Situação Geral dos Tribunais

A violação do dever de respeito dos filhos maiores para com os pais faz cessar a obrigação de prestar alimentos

      C e D contraíram matrimónio em 1989, do qual tiveram dois filhos A e B, em 1991 e em 1992. Em 2010, A e B foram sucessivamente estudar para Canadá. Durante os seus estudos no Canadá, surgiu problema no casamento de seus pais e que foi decretado finalmente o divórcio pelo Tribunal. Na sentença dos autos de alimentos provisórios, o Tribunal julgou que ambas C e D devem assumir a responsabilidade de prestação de alimentos provisórios a A e B (incluindo as despesas mensais, as propinas universitárias e as despesas de bilhete de avião dos seus regressos a Macau em férias), na proporção de 3:7. No entanto, C e D não pagaram as despesas mensais e as propinas universitárias de A e B durante os seus estudos no Canadá. Portanto, A e B intentaram no Tribunal Judicial de Base (TJB) uma acção declarativa com processo comum ordinário contra C e D, pedindo que estes fossem condenados no pagamento de alimentos devidos àqueles.

      Na sua contestação apresentada, deduziu C a excepção peremptória, alegando a falta de respeito filial que os dois autores vieram manifestando para com ele, o que tornou inexigível a prestação de alimentos por sua parte. No despacho saneador, o juíz do TJB julgou improcedente tal excepção peremptória.

      Inconformado com a decisão, recorreu C para o Tribunal de Segunda Instância (TSI). O TSI julgou procedente este recurso interposto pelo C, revogando a decisão recorrida constante do despacho saneador e a sentença final recorrida, e determinou a remessa dos autos ao TJB a fim de ser seleccionada a matéria de facto pertinente para a apreciação da excepção deduzida pelo C, procedendo-se eventualmente à audiência de julgamento e à subsequente aplicação de direito.

      Inconformados A e B, recorreram para o Tribunal de Última Instância (TUI).
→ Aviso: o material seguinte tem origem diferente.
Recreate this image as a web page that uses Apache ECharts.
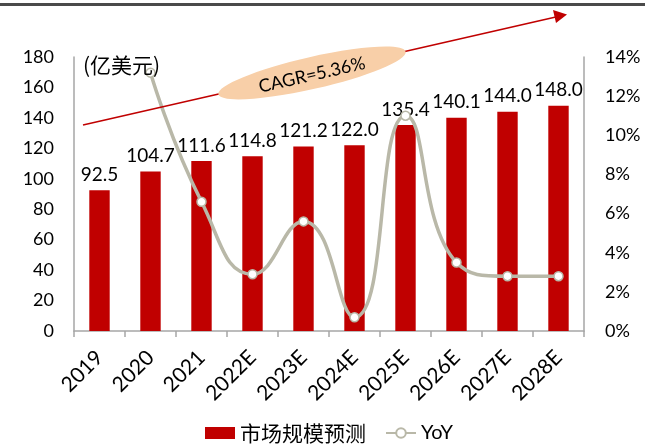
<!DOCTYPE html>
<html>
<head>
<meta charset="utf-8">
<script src="https://cdn.jsdelivr.net/npm/echarts@6/dist/echarts.min.js"></script>
<style>html,body{margin:0;padding:0;background:#fff;}#c{width:645px;height:444px;}</style>
</head>
<body>
<div id="c"></div>
<script>
var categories = ['2019','2020','2021','2022E','2023E','2024E','2025E','2026E','2027E','2028E'];
var marketSize = [92.5,104.7,111.6,114.8,121.2,122.0,135.4,140.1,144.0,148.0];
var yoy = [null,13.2,6.6,2.9,5.6,0.7,11.0,3.5,2.8,2.8];
var leftTicks = {min:0, max:180, interval:20};
var rightTicks = {min:0, max:14, interval:2};
var seriesNames = ['市场规模预测','YoY'];
var unitText = '(亿美元)';
var cagrText = 'CAGR=5.36%';

var FONT = 'Lato, "Noto Sans CJK SC", sans-serif';
var chart = echarts.init(document.getElementById('c'), null, {renderer:'canvas'});
var ang = Math.atan2(125-15, 565-83);
chart.setOption({
  animation:false,
  textStyle:{fontFamily:FONT},
  grid:{left:74, right:61, top:57, bottom:113, containLabel:false},
  legend:{
    top:419, left:205, itemGap:19, itemWidth:30, itemHeight:12, padding:[2,5,2,0],
    textStyle:{fontSize:21, color:'#000', fontFamily:'"Noto Sans CJK SC", sans-serif', lineHeight:24},
    data:[{name:seriesNames[0], icon:'rect'},{name:seriesNames[1], textStyle:{fontSize:20, fontFamily:FONT}}]
  },
  xAxis:{
    type:'category', data:categories,
    axisLine:{lineStyle:{color:'#a6a6a6', width:1.5}},
    axisTick:{show:true, length:6, lineStyle:{color:'#a6a6a6', width:1.5}},
    axisLabel:{rotate:45, fontSize:21, color:'#000', margin:23, interval:0}
  },
  yAxis:[
    {type:'value', min:leftTicks.min, max:leftTicks.max, interval:leftTicks.interval,
     axisLine:{show:true, lineStyle:{color:'#a6a6a6', width:1.5}},
     axisTick:{show:false}, splitLine:{show:false},
     axisLabel:{fontSize:18, color:'#000', margin:20}},
    {type:'value', min:rightTicks.min, max:rightTicks.max, interval:rightTicks.interval,
     axisLine:{show:true, lineStyle:{color:'#a6a6a6', width:1.5}},
     axisTick:{show:false}, splitLine:{show:false},
     axisLabel:{fontSize:18, color:'#000', margin:21, formatter:'{value}%'}}
  ],
  series:[
    {name:seriesNames[0], type:'bar', data:marketSize, barWidth:'40%',
     itemStyle:{color:'#c00000'},
     label:{show:true, position:'top', distance:6, fontSize:19, color:'#000',
            formatter:function(p){return p.value.toFixed(1);}}},
    {name:seriesNames[1], type:'line', yAxisIndex:1, data:yoy, smooth:0.5,
     symbol:'circle', symbolSize:9, showSymbol:true,
     lineStyle:{color:'#b9b8a8', width:3.5},
     itemStyle:{color:'#fff', borderColor:'#b9b8a8', borderWidth:1.5},
     z:5}
  ],
  graphic:[
    {type:'rect', left:0, top:3, shape:{width:645, height:3}, style:{fill:'#4a4a4a'}, z:10},
    {type:'line', shape:{x1:83, y1:125, x2:558, y2:16.5}, style:{stroke:'#c00000', lineWidth:1.6}, z:10},
    {type:'polygon', shape:{points:[[567,14.5],[553,10],[556,23]]}, style:{fill:'#c00000'}, z:10},
    {type:'ellipse', shape:{cx:0, cy:0, rx:96, ry:16}, x:312, y:73, rotation:ang, style:{fill:'#f8cfa8'}, z:11},
    {type:'text', x:312, y:75, rotation:ang, style:{text:cagrText, fontSize:18, fill:'#000', fontFamily:FONT, textAlign:'center', textVerticalAlign:'middle'}, z:12},
    {type:'text', left:83, top:55, style:{text:unitText, fontSize:21, fill:'#000', fontFamily:'"Noto Sans CJK SC", sans-serif'}, z:12}
  ]
});
</script>
</body>
</html>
      O TUI conheceu do caso. O Tribunal Colectivo indicou que é uma obrigação principal dos pais prestar alimentos aos filhos, que só ficam desobrigados nos casos expressamente previstos. Com a maioridade dos filhos, cessa em princípio o poder paternal e, consequentemente, o dever dos pais de prestar alimentos aos filhos. No entanto, o legislador faz subsistir tal obrigação após a maioridade ou emancipação dos filhos, face à incapacidade económica dos filhos maiores para prover ao seu sustento e educação. Esta obrigação excepcional tem um carácter temporário, que pelo tempo normalmente requerido para que aquela formação se complete. Resulta da factualidade assente que os autores já atingiram a maioridade e continuam o seu estudo no Canadá, onde não trabalham. Daí que os seus pais têm, em princípio, a obrigação legal de prover ao sustento dos filhos e de assumir as despesas relativas à sua segurança, saúde e educação, nos termos do art.º 1735.º do Código Civil.
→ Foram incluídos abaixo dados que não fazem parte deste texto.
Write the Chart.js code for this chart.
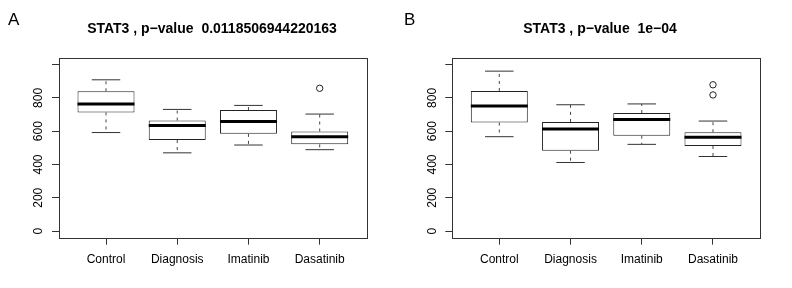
<!DOCTYPE html>
<html>
<head>
<meta charset="utf-8">
<script src="https://cdn.jsdelivr.net/npm/chart.js@4.4.1/dist/chart.umd.min.js"></script>
<style>
html,body{margin:0;padding:0;background:#fff;}
#wrap{position:relative;width:792px;height:288px;overflow:hidden;font-family:'Liberation Sans',Arial,Helvetica,sans-serif;color:#000;}
canvas{position:absolute;top:0;}
.panel{position:absolute;font-size:17px;line-height:17px;}
.title{position:absolute;font-size:14px;line-height:14px;font-weight:bold;white-space:pre;text-align:center;width:300px;}
</style>
</head>
<body>
<div id="wrap">
  <canvas id="cA" width="396" height="288" style="left:0px"></canvas>
  <canvas id="cB" width="396" height="288" style="left:396px"></canvas>
  <div class="panel" style="left:8px;top:11px">A</div>
  <div class="panel" style="left:404px;top:11px">B</div>
  <div class="title" id="tA" style="left:62px;top:21px"></div>
  <div class="title" id="tB" style="left:450px;top:21px"></div>
</div>
<script>
// ---- data ----
const categories = ['Control', 'Diagnosis', 'Imatinib', 'Dasatinib'];
const yTickValues = [0, 200, 400, 600, 800, 1000];
const yTickLabels = ['0', '200', '400', '600', '800', ''];

const titleA = 'STAT3 , p\u2212value  0.0118506944220163';
const aLower  = [592, 470, 517, 489];
const aQ1     = [713, 547, 584, 521];
const aMedian = [764, 634, 658, 567];
const aQ3     = [840, 664, 727, 598];
const aUpper  = [909, 731, 755, 703];
const aOutliers = [[], [], [], [858]];

const titleB = 'STAT3 , p\u2212value  1e\u221204';
const bLower  = [567, 412, 521, 448];
const bQ1     = [652, 483, 573, 511];
const bMedian = [752, 614, 670, 564];
const bQ3     = [842, 656, 709, 594];
const bUpper  = [961, 759, 764, 661];
const bOutliers = [[], [], [], [879, 818]];

// ---- styling constants ----
const FONT = "'Liberation Sans', Arial, Helvetica, sans-serif";
const BOX_HALF = 0.4, CAP_HALF = 0.2;
const LINE = '#333';

document.getElementById('tA').textContent = titleA;
document.getElementById('tB').textContent = titleB;

function seg(points, opts) {
  return Object.assign({
    type: 'line', data: points, order: 0,
    borderColor: LINE, borderWidth: 1, pointRadius: 0, fill: false,
    tension: 0
  }, opts || {});
}

function buildDatasets(lower, q1, median, q3, upper, outliers) {
  const ds = [];
  ds.push({
    type: 'bar', order: 10,
    data: categories.map((c, i) => ({ x: i + 1, y: [q1[i], q3[i]] })),
    backgroundColor: '#fff', borderColor: '#222', borderWidth: 1,
    borderSkipped: false, barPercentage: 0.8, categoryPercentage: 1
  });
  categories.forEach((c, i) => {
    const x = i + 1;
    ds.push(seg([{ x, y: q3[i] }, { x, y: upper[i] }], { borderDash: [3, 4], borderColor: '#444' }));
    ds.push(seg([{ x, y: q1[i] }, { x, y: lower[i] }], { borderDash: [3, 4], borderColor: '#444' }));
    ds.push(seg([{ x: x - CAP_HALF, y: upper[i] }, { x: x + CAP_HALF, y: upper[i] }]));
    ds.push(seg([{ x: x - CAP_HALF, y: lower[i] }, { x: x + CAP_HALF, y: lower[i] }]));
    ds.push(seg([{ x: x - BOX_HALF, y: median[i] }, { x: x + BOX_HALF, y: median[i] }], { borderWidth: 3, borderColor: '#000' }));
  });
  ds.push({
    type: 'scatter', order: 0,
    data: outliers.flatMap((arr, i) => arr.map(v => ({ x: i + 1, y: v }))),
    pointRadius: 3.2, pointBackgroundColor: 'rgba(0,0,0,0)',
    pointBorderColor: '#222', pointBorderWidth: 1, showLine: false
  });
  return ds;
}

const framePlugin = {
  id: 'frame',
  afterDatasetsDraw(chart) {
    const { ctx, chartArea: a } = chart;
    const l = Math.round(a.left), t = Math.round(a.top), r = Math.round(a.right), b = Math.round(a.bottom);
    ctx.save();
    ctx.strokeStyle = LINE;
    ctx.lineWidth = 1;
    ctx.strokeRect(l + 0.5, t + 0.5, r - l, b - t);
    ctx.restore();
  }
};

function makeChart(id, datasets, yAxisWidth, rightPad) {
  return new Chart(document.getElementById(id), {
    type: 'bar',
    data: { datasets },
    plugins: [framePlugin],
    options: {
      responsive: false,
      animation: false,
      devicePixelRatio: 1,
      events: [],
      layout: { padding: { top: 58, right: rightPad, bottom: 0, left: 0 } },
      plugins: { legend: { display: false }, tooltip: { enabled: false }, title: { display: false } },
      scales: {
        x: {
          type: 'linear', min: 0.34, max: 4.66, offset: false,
          afterBuildTicks: s => { s.ticks = categories.map((c, i) => ({ value: i + 1 })); },
          afterFit: s => { s.height = 50.3; },
          border: { display: false },
          grid: { offset: false, drawOnChartArea: false, drawTicks: true, tickLength: 7, color: LINE, tickColor: LINE },
          ticks: {
            autoSkip: false, maxRotation: 0, minRotation: 0, padding: 8,
            color: '#000', font: { family: FONT, size: 12 },
            callback: (v, i) => categories[i]
          }
        },
        y: {
          type: 'linear', min: -40, max: 1040,
          afterBuildTicks: s => { s.ticks = yTickValues.map(v => ({ value: v })); },
          afterFit: s => { s.width = yAxisWidth; },
          border: { display: false },
          grid: { drawOnChartArea: false, drawTicks: true, tickLength: 7, color: LINE, tickColor: LINE },
          ticks: {
            minRotation: 90, maxRotation: 90, crossAlign: 'center', padding: 3,
            color: '#000', font: { family: FONT, size: 12 },
            callback: (v, i) => yTickLabels[i]
          }
        }
      }
    }
  });
}

makeChart('cA', buildDatasets(aLower, aQ1, aMedian, aQ3, aUpper, aOutliers), 59, 29.3);
makeChart('cB', buildDatasets(bLower, bQ1, bMedian, bQ3, bUpper, bOutliers), 56.3, 32);
</script>
</body>
</html>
      No entanto, os alimentos têm que obedecer a um critério de razoabilidade, que na medida em que seja razoável exigir aos pais o seu cumprimento, no que concerne a esta razoabilidade, é necessário que, no circunstancialismo concreto do caso, seja justo e sensato exigir dos pais a continuação da contribuição a favor dos filhos já de maioridade, sendo que a prestação alimentar tem de ser razoavelmente proporcionada aos meios económicos dos pais e criteriosamente proporcional às necessidades dos filhos. Há que chamar ainda à colação o disposto na al. c) do n.º 1 do art.º 1854.º do Código Civil, segundo o qual a violação grave dos seus deveres por parte do credor para com o obrigado faz cessar a obrigação de prestar alimentos. Os deveres aludidos abrange evidentemente o dever de respeito, previsto no art.º 1729 do Código Civil, que se trata dum dever dos filhos para com os seus pais.

      O Tribunal Colectivo afirmou que, na sociedade de Macau onde a maioria da população é chinesa, o respeito dos filhos para com os pais também é um valor ético essencial. É difícil de aceitar que os filhos maiores que não cumpram devidamente o dever de respeito para com os seus pais possam ainda exigir estes a prestar alimentos, continuando a sustentá-los. Não se trata duma concepção plausível. Daí que, se os filhos maiores violarem gravemente o dever de respeito para com os pais, estes ficam desobrigados de prestar alimentos.

      Face ao exposto, o Tribunal Colectivoacordou em negar provimento ao recurso, com manutenção da decisão recorrida.

      Cfr. o acórdão do processo n.º 33/2016 do Tribunal de Última Instância.